■ DATASET EXCERPTS:
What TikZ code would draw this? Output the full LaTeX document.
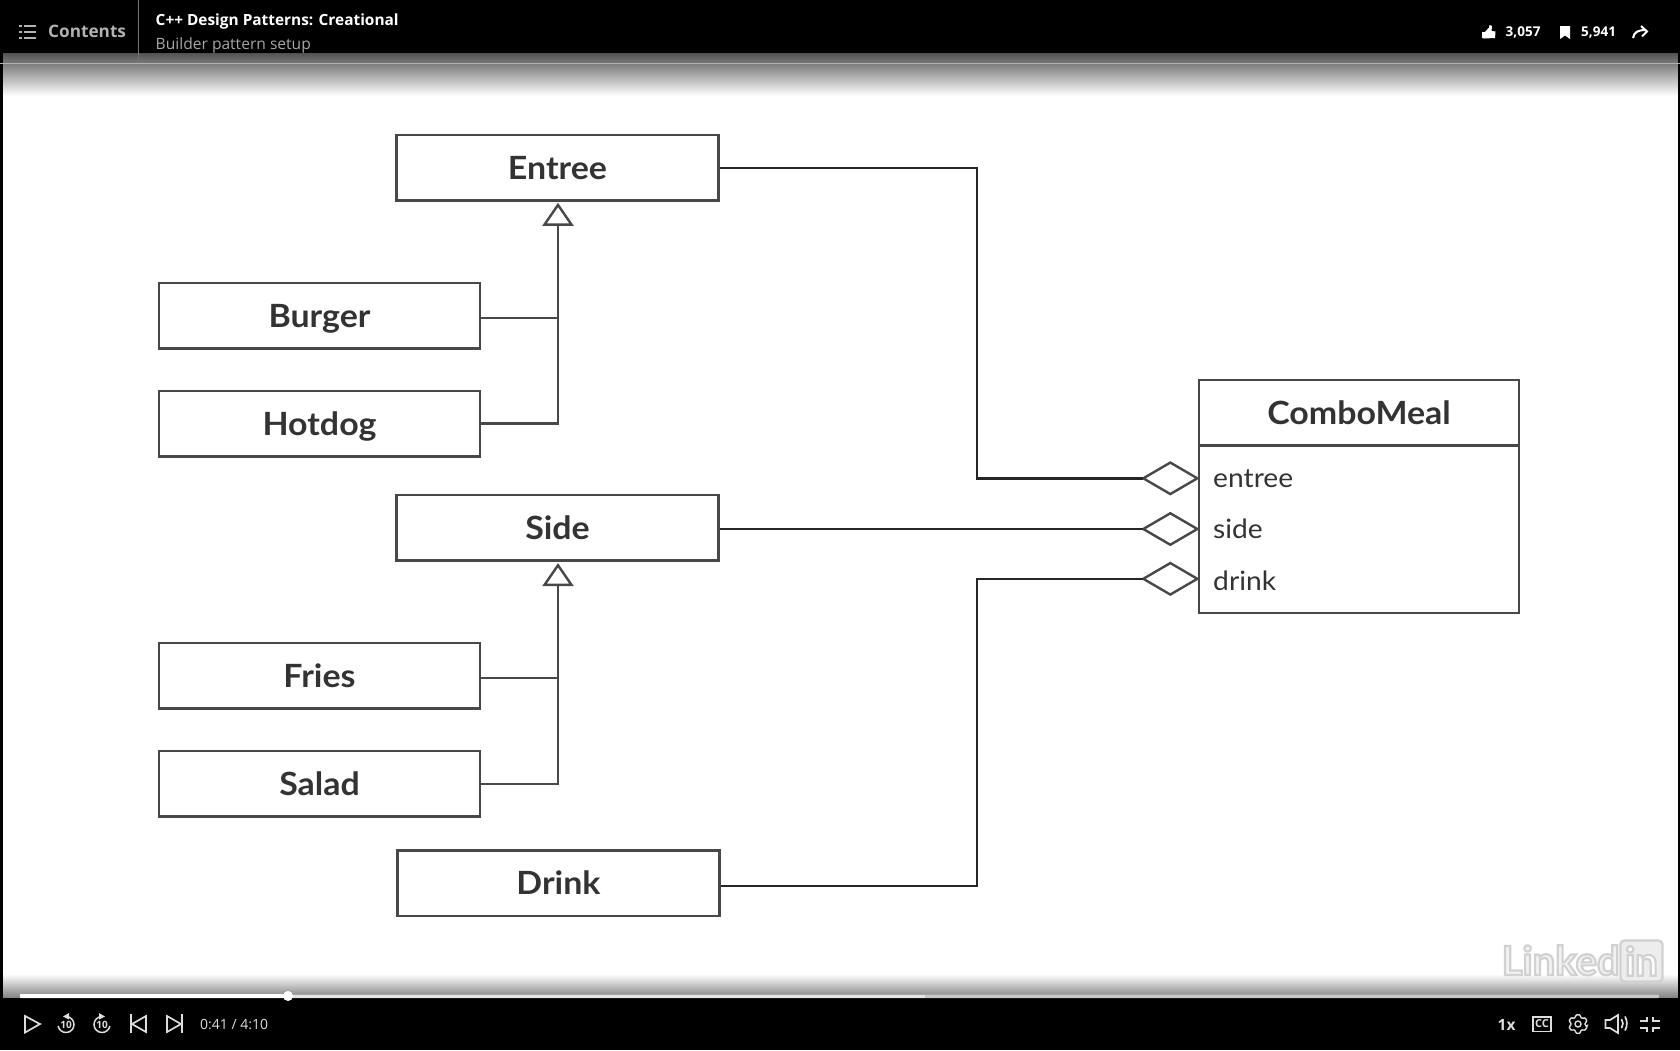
\documentclass[tikz,border=0pt]{standalone}
\usepackage{fontspec}
\usetikzlibrary{shapes.geometric,arrows.meta,calc}
\setmainfont{Lato}
\newfontfamily\uifont{Open Sans}
\newfontfamily\markfont{Lato}
\newfontfamily\diagfont[FakeStretch=1.06]{Lato}
\definecolor{ink}{HTML}{484848}
\definecolor{txt}{HTML}{333333}
\definecolor{wire}{HTML}{262626}
\definecolor{chrome}{HTML}{DDDDDD}
\tikzset{
  umlbox/.style={draw=ink,line width=2.4pt,fill=white,outer sep=0pt,inner sep=0pt,
    minimum width=322pt,minimum height=65.6pt,text=txt,text height=23pt,text depth=0pt,
    font=\diagfont\fontsize{32}{36}\selectfont\bfseries},
  attr/.style={anchor=base west,inner sep=0pt,text=txt,font=\diagfont\fontsize{26.6}{32}\selectfont},
  agg/.style={diamond,draw=ink,line width=2.4pt,fill=white,outer sep=0pt,inner sep=0pt,
    minimum width=54pt,minimum height=31.5pt,shape aspect=1.7},
  wirel/.style={draw=wire,line width=2.4pt},
  inh/.style={draw=ink,line width=2.4pt},
  hollow/.style={-{Triangle[open,fill=white,length=23pt,width=31pt,line width=2.4pt]},shorten >=2.5pt},
  ui/.style={inner sep=0pt,font=\uifont\fontsize{15}{18}\selectfont,text=chrome},
  icon/.style={draw=chrome,line width=1.7pt,line join=miter},
}
\begin{document}
\begin{tikzpicture}[x=1pt,y=-1pt]
\useasboundingbox (0,0) rectangle (1680,1050);
\fill[white] (0,0) rectangle (1680,1050);

% gradients and frame
\shade[top color=black!68,bottom color=white] (0,53) rectangle (1680,96);
\shade[top color=white,bottom color=black!50] (0,974) rectangle (1680,998);
\fill[black] (0,0) rectangle (1680,53);
\fill[black] (0,998) rectangle (1680,1050);
\fill[black] (0,53) rectangle (2.6,998);
\fill[black] (1678,53) rectangle (1680,998);
\draw[white!70!black,line width=0.8pt] (0,63.3) -- (1680,63.3);
\draw[white!45!black,line width=0.8pt] (138.5,0) -- (138.5,63.3);

% diagram boxes
\node[umlbox] (entree) at (557.5,167.5) {Entree};
\node[umlbox,minimum width=321.5pt] (burger) at (319.5,315.5) {Burger};
\node[umlbox,minimum width=321.5pt] (hotdog) at (319.5,423.5) {Hotdog};
\node[umlbox] (side) at (557.5,527.8) {Side};
\node[umlbox,minimum width=321.5pt] (fries) at (319.5,675.5) {Fries};
\node[umlbox,minimum width=321.5pt] (salad) at (319.5,783.7) {Salad};
\node[umlbox] (drink) at (558.5,883.3) {Drink};

% ComboMeal
\node[umlbox,minimum width=319.5pt,minimum height=65.3pt] (combohead) at (1359,412.7) {ComboMeal};
\node[umlbox,minimum width=319.5pt,minimum height=167.4pt] (combobody) at (1359,529) {};
\node[attr] (aentree) at (1213,487) {entree};
\node[attr] (aside) at (1213,538) {side};
\node[attr] (adrink) at (1213,590) {drink};

\node[agg] (dentree) at (1170.3,478.3) {};
\node[agg] (dside) at (1170.3,529) {};
\node[agg] (ddrink) at (1170.3,578.8) {};

\coordinate (upper) at (977,168.2);
\coordinate (lower) at (977,886);
\coordinate (spine) at (558,300);
\coordinate (spinetwo) at (558,650);
\coordinate (burgerline) at (400,317.7);
\coordinate (friesline) at (400,677.7);

% inheritance
\draw[inh,hollow] (hotdog.east) -| (spine |- entree.south);
\draw[inh] (burger.east |- burgerline) -- (spine |- burgerline);
\draw[inh,hollow] (salad.east) -| (spinetwo |- side.south);
\draw[inh] (fries.east |- friesline) -- (spinetwo |- friesline);

% aggregation
\draw[wirel] ([xshift=1.5pt]entree.east |- upper) -- (upper) |- (dentree.west);
\draw[wirel] ([xshift=1.5pt]side.east |- dside.west) -- (dside.west);
\draw[wirel] ([xshift=1.5pt]drink.east |- lower) -- (lower) |- (ddrink.west);

% watermark
\node[inner sep=0pt,anchor=base west,text=white!95!black,font=\markfont\fontsize{40}{44}\selectfont\bfseries] (wmtext) at (1501.5,975) {\special{pdf:code q 2 Tr 2.2 w 0.82 G}Linked\special{pdf:code Q}};
\node[draw=black!18,fill=white!93!black,line width=2.4pt,rounded corners=4pt,minimum width=42pt,minimum height=41pt,inner sep=0pt,text=white,font=\markfont\fontsize{40}{44}\selectfont\bfseries] (wmbox) at (1641.5,961) {\special{pdf:code q 2 Tr 2.2 w 0.82 G}in\special{pdf:code Q}};

% progress bar
\fill[black!22,rounded corners=1pt] (20,994.5) rectangle (1659,998);
\fill[black!10] (20,994.5) rectangle (925,998);
\fill[white] (20,994) rectangle (288,998);
\fill[white] (288,996) circle (5);

% top bar
\foreach \yy in {25.5,31.5,37.5}{
  \fill[black!30] (19,\yy-1) rectangle (21.5,\yy+1);
  \fill[black!30] (24,\yy-1) rectangle (36,\yy+1);
}
\node[ui,anchor=base west,text=black!30,font=\uifont\fontsize{17.2}{20}\selectfont\bfseries] (contents) at (48,37.5) {Contents};
\node[ui,anchor=base west,text=white,font=\uifont\fontsize{15.4}{18}\selectfont\bfseries] (title) at (155.5,25) {C++ Design Patterns: Creational};
\node[ui,anchor=base west,text=black!35,font=\uifont\fontsize{15.6}{18}\selectfont] (subtitle) at (155.5,49.5) {Builder pattern setup};
% thumb
\fill[white] (1482,32) -- (1485,32) -- (1489,27.5) -- (1489.5,25) -- (1492,26) -- (1491.5,31) -- (1495.5,31.5) -- (1495,38) -- (1484,38.5) -- (1482,38) -- cycle;
\node[ui,anchor=base west,text=white,font=\uifont\fontsize{13.5}{16}\selectfont\bfseries] (likes) at (1505.5,36.5) {3,057};
% bookmark
\fill[white] (1560,26) -- (1570,26) -- (1570,39) -- (1565,35.5) -- (1560,39) -- cycle;
\node[ui,anchor=base west,text=white,font=\uifont\fontsize{13.5}{16}\selectfont\bfseries] (saves) at (1581,36) {5,941};
% share
\draw[white,line width=2pt,line join=miter] (1633,38) .. controls (1634,32) and (1638,30) .. (1646,30);
\draw[white,line width=2pt] (1641,26) -- (1647,31.5) -- (1642,36.5);

% bottom left controls
\draw[icon] (25,1016) -- (40,1024) -- (25,1032.5) -- cycle;
\begin{scope}[shift={(66,1024.5)}]
  \draw[icon,line width=1.5pt] (0,-8) arc[start angle=270,end angle=530,radius=8];
  \fill[chrome] (3,-11.5) -- (-3,-8) -- (3,-5) -- cycle;
\end{scope}
\node[ui,text=chrome,font=\uifont\fontsize{10}{10}\selectfont\bfseries] (rw) at (66,1025) {10};
\begin{scope}[shift={(102,1024.5)},xscale=-1]
  \draw[icon,line width=1.5pt] (0,-8) arc[start angle=270,end angle=530,radius=8];
  \fill[chrome] (3,-11.5) -- (-3,-8) -- (3,-5) -- cycle;
\end{scope}
\node[ui,text=chrome,font=\uifont\fontsize{10}{10}\selectfont\bfseries] (ff) at (102,1025) {10};
\draw[icon] (131,1014) -- (131,1033);
\draw[icon] (146,1016) -- (132,1024) -- (146,1032) -- cycle;
\draw[icon] (182,1014) -- (182,1033);
\draw[icon] (167,1016) -- (181,1024) -- (167,1032) -- cycle;
\node[ui,anchor=base west,font=\uifont\fontsize{14}{16}\selectfont] (time) at (200,1029) {0:41 / 4:10};

% bottom right controls
\node[ui,anchor=base west,font=\uifont\fontsize{15.5}{18}\selectfont\bfseries] (speed) at (1497.5,1030) {1x};
\draw[draw=chrome,line width=1.7pt] (1533,1017) rectangle (1551,1031.5);
\node[ui,font=\uifont\fontsize{11}{10}\selectfont\bfseries] (cc) at (1542,1024) {CC};
\begin{scope}[shift={(1578,1024)}]
  \draw[icon,line width=1.4pt,rounded corners=1pt]
    (16:9.5) \foreach \a in {30,90,150,210,270,330}{ -- (\a-14:9.5) -- (\a+14:9.5) -- (\a+18:7.3) -- (\a+42:7.3) } -- cycle;
  \draw[icon,line width=1.4pt] (0,0) circle (3);
\end{scope}
\draw[icon] (1605.5,1020) -- (1610,1020) -- (1618,1015) -- (1618,1033) -- (1610,1028) -- (1605.5,1028) -- cycle;
\draw[icon] (1621.5,1019) arc[start angle=-35,end angle=35,radius=8];
\draw[icon] (1625,1016.5) arc[start angle=-30,end angle=30,radius=14];
\draw[icon] (1640,1021) -- (1647,1021) -- (1647,1016.5);
\draw[icon] (1660,1021) -- (1653,1021) -- (1653,1016.5);
\draw[icon] (1640,1028) -- (1647,1028) -- (1647,1032);
\draw[icon] (1660,1028) -- (1653,1028) -- (1653,1032);
\end{tikzpicture}
\end{document}
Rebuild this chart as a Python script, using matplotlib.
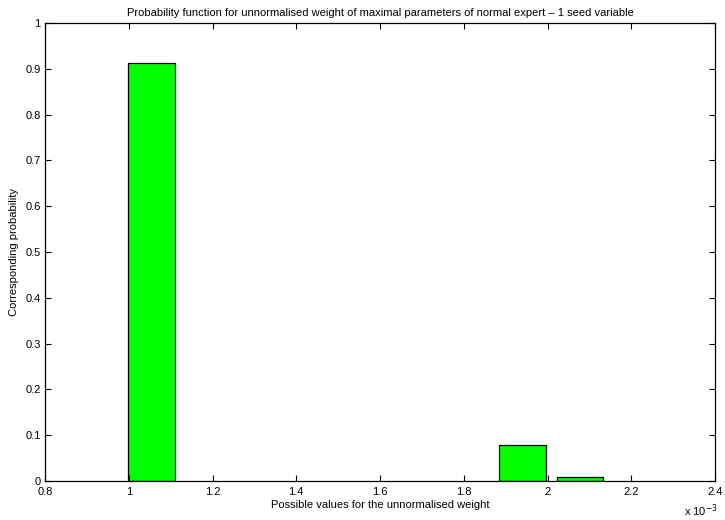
import numpy as np
import matplotlib
matplotlib.use("Agg")
import matplotlib.pyplot as plt

plt.rcParams['font.family'] = ['Liberation Sans', 'DejaVu Sans']

# bar centres (in units of 1e-3) and probabilities
centres = [1.054, 1.940, 2.078]
probs = [0.913, 0.078, 0.0095]
bar_width = 0.111

xticks = [0.8, 1.0, 1.2, 1.4, 1.6, 1.8, 2.0, 2.2, 2.4]
xtick_labels = ['0.8', '1', '1.2', '1.4', '1.6', '1.8', '2', '2.2', '2.4']
yticks = np.round(np.arange(0, 1.01, 0.1), 1)
ytick_labels = ['0'] + ['%g' % v for v in yticks[1:-1]] + ['1']

fs = 8

fig = plt.figure(figsize=(7.25, 5.2), dpi=100)
ax = fig.add_axes([45 / 725, 39 / 520, 670 / 725, 458 / 520])

ax.bar(centres, probs, width=bar_width, color='#00ff00', edgecolor='black', linewidth=0.9)

ax.set_xlim(0.8, 2.4)
ax.set_ylim(0, 1)
ax.set_xticks(xticks)
ax.set_xticklabels(xtick_labels)
ax.set_yticks(yticks)
ax.set_yticklabels(ytick_labels)
ax.tick_params(direction='in', top=True, right=True, labelsize=fs, length=4, width=0.8)
ax.tick_params(axis='x', pad=4.5)
ax.tick_params(axis='y', pad=3)
for s in ax.spines.values():
    s.set_linewidth(0.9)

ax.set_title('Probability function for unnormalised weight of maximal parameters of normal expert \u2013 1 seed variable',
             fontsize=fs, pad=5)
ax.set_xlabel('Possible values for the unnormalised weight', fontsize=fs, labelpad=2)
ax.set_ylabel('Corresponding probability', fontsize=fs, labelpad=5)
fig.text(684 / 725, 1 - 511 / 520, r'x 10$^{-3}$', fontsize=fs, va='center', ha='left')

fig.savefig('out.png', dpi=100)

■ WORK INSTRUCTIONS: Write out only the lines from the line containing "Rebuild this chart" through the end of the material above, both end lines included. Pictures are not written out.

■ WRITTEN REPLY:
Rebuild this chart as a Python script, using matplotlib.
import numpy as np
import matplotlib
matplotlib.use("Agg")
import matplotlib.pyplot as plt

plt.rcParams['font.family'] = ['Liberation Sans', 'DejaVu Sans']

# bar centres (in units of 1e-3) and probabilities
centres = [1.054, 1.940, 2.078]
probs = [0.913, 0.078, 0.0095]
bar_width = 0.111

xticks = [0.8, 1.0, 1.2, 1.4, 1.6, 1.8, 2.0, 2.2, 2.4]
xtick_labels = ['0.8', '1', '1.2', '1.4', '1.6', '1.8', '2', '2.2', '2.4']
yticks = np.round(np.arange(0, 1.01, 0.1), 1)
ytick_labels = ['0'] + ['%g' % v for v in yticks[1:-1]] + ['1']

fs = 8

fig = plt.figure(figsize=(7.25, 5.2), dpi=100)
ax = fig.add_axes([45 / 725, 39 / 520, 670 / 725, 458 / 520])

ax.bar(centres, probs, width=bar_width, color='#00ff00', edgecolor='black', linewidth=0.9)

ax.set_xlim(0.8, 2.4)
ax.set_ylim(0, 1)
ax.set_xticks(xticks)
ax.set_xticklabels(xtick_labels)
ax.set_yticks(yticks)
ax.set_yticklabels(ytick_labels)
ax.tick_params(direction='in', top=True, right=True, labelsize=fs, length=4, width=0.8)
ax.tick_params(axis='x', pad=4.5)
ax.tick_params(axis='y', pad=3)
for s in ax.spines.values():
    s.set_linewidth(0.9)

ax.set_title('Probability function for unnormalised weight of maximal parameters of normal expert \u2013 1 seed variable',
             fontsize=fs, pad=5)
ax.set_xlabel('Possible values for the unnormalised weight', fontsize=fs, labelpad=2)
ax.set_ylabel('Corresponding probability', fontsize=fs, labelpad=5)
fig.text(684 / 725, 1 - 511 / 520, r'x 10$^{-3}$', fontsize=fs, va='center', ha='left')

fig.savefig('out.png', dpi=100)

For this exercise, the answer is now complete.